People are angrier now than they were in 1997, and with good reason. The world is a more dangerous place then it was back then. I’m not just referring to the threat of terrorism but financially it is more dangerous, hedge funds are trimming themselves and the river of endless credit is suffering a drought. All pretty scary, but all solvable. The democratic process was designed to give people a voice, an opportunity to air their concerns and do something about them. That voice was not so much stolen but certainly hushed on May 12th 2010 when Nick Clegg, leader of the Liberal Democrats announced his party would form a coalition with their ideological enemies the Conservatives.

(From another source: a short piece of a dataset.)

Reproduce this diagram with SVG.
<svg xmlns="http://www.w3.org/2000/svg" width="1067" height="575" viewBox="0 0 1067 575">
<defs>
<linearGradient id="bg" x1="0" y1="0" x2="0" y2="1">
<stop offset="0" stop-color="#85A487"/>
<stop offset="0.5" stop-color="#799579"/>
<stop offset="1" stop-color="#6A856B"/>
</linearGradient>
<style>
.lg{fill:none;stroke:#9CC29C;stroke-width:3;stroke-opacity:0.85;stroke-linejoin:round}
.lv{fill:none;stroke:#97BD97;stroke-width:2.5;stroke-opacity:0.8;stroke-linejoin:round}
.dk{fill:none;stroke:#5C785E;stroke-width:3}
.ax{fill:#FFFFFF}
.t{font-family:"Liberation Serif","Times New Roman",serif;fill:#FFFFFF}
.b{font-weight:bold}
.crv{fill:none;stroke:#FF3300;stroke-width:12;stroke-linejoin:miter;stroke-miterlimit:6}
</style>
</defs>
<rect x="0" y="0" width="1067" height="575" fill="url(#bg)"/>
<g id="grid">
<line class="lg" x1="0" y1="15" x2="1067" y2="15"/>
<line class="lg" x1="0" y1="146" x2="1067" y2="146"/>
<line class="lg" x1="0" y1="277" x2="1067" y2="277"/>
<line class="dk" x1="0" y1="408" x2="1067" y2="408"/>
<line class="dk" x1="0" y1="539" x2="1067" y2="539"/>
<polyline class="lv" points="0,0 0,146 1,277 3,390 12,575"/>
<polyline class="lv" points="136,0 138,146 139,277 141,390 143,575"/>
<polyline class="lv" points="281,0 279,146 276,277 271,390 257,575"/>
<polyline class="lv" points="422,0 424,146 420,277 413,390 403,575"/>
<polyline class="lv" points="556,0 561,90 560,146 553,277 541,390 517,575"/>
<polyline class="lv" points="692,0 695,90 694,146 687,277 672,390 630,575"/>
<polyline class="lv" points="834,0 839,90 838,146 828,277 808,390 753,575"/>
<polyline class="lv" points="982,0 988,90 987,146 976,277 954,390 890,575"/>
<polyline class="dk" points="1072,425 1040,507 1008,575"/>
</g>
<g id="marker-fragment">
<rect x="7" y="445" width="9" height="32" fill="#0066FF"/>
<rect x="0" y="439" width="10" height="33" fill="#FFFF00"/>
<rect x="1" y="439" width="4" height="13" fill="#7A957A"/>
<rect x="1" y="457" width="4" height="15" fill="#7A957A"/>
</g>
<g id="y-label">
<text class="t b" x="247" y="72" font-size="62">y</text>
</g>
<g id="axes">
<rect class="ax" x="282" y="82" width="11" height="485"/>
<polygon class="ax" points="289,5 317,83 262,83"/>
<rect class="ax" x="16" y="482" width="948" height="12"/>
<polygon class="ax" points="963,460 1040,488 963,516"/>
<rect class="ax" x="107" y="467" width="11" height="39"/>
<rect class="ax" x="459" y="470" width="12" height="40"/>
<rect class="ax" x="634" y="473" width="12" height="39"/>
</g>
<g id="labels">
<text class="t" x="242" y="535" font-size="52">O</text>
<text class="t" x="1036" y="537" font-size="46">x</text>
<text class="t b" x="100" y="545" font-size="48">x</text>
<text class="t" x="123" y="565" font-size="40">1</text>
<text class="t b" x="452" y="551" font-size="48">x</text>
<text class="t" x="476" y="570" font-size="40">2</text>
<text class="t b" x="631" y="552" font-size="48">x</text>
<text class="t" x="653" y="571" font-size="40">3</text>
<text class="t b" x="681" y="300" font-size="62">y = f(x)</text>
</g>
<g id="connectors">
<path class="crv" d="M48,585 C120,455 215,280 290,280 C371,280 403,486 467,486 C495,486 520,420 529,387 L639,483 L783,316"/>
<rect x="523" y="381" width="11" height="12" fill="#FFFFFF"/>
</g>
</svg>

The one power we have in a democracy is to vote for our elected representative. On 6th May 2010 that’s what 29,691,780 people in the UK did. 10,703,754 of them for the Conservatives, 8,609,527 for Labour and 6,836,824 for Liberal democrats. Due to the ideological leanings of the separate parties it could easily be argued that around 15,500,000 people voted against the current Conservatives government, that’s not including the three and half million who voted for other minor parties. So when the Liberal Democrats decided to form the coalition there were a fair number in the country that felt hard done by. Not only was a party taking power on an incredibly slender majority but almost seven million people, myself included,  felt like they had just had their democratic right to be heard ignored. The questions arose were the Lib Dems throwing away their ideological beliefs for a chance at power or had they figured it would be easier to change the system from within? After just five months in office the truth sadly seems to be the former.  The move by the Liberal Democrats to form the coalition put a government in power which is politically and ideologically disconnected with a majority of the electorate. As if to exacerbate this disconnection the very same government has charged itself, through a mix of economic necessity and ideology, with the job of making some of the most drastic economic cuts the country has ever seen.

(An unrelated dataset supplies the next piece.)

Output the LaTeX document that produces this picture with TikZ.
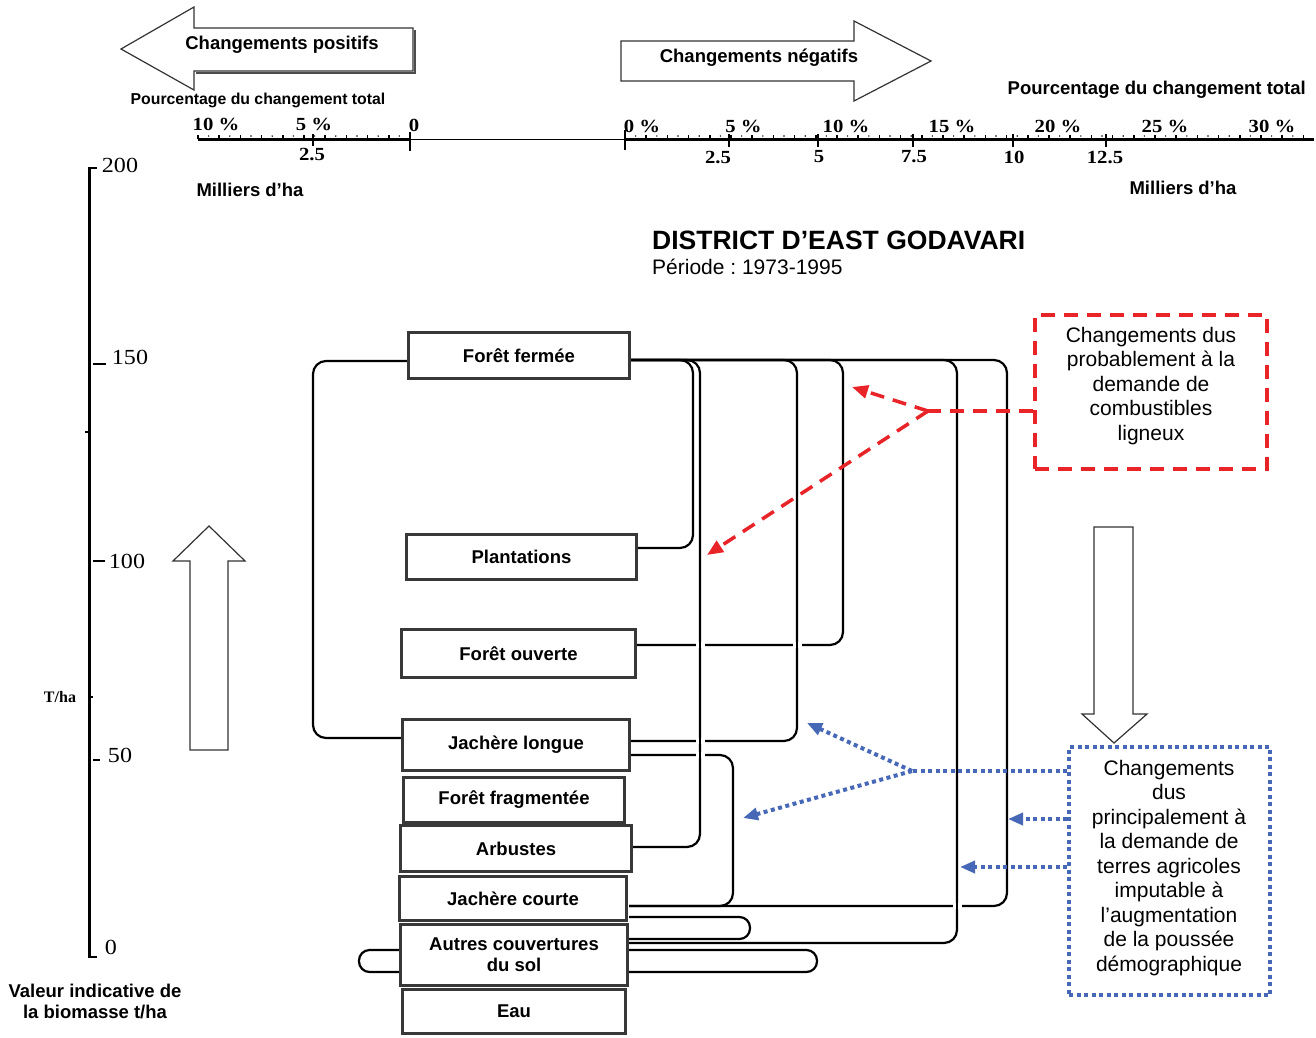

So it is with a renewed scepticism of the political process and ever increasing anger and fear of the ruling elite that the true heirs to ideological protests of the past have taken to the streets of London. No longer are students merely content with drinking the bar dry but are highly politicised and motivated by the knowledge that a life in debt to the government is not an enviable one.  The protester numbers themselves are not as big yet as those of the anti-war movement or the G20 but the support and anger for them from the working and middle classes seem to be greater than either. Their strongest weapon and their most likely downfall is the support that they are receiving from non-students. As the protests grow their greatest challenge will be keeping the message clear and un-muddied by the hundreds of other issues currently leaving people feeling disenfranchised. If they can manage this in the same way the poll tax protesters did in 1990 they may achieve some sort of victory, if not then they risk becoming another violent curiosity like the G8 protests which whilst they are condemned, seem to be mostly ignored by those in power.

So the quiet years are over as it seems a winter of discontent is upon us and where was I when all this began? Sitting in a half full bar ignoring the slogans and information around me and trying to drink as much as I could before the prices went back up to £2 at 4pm.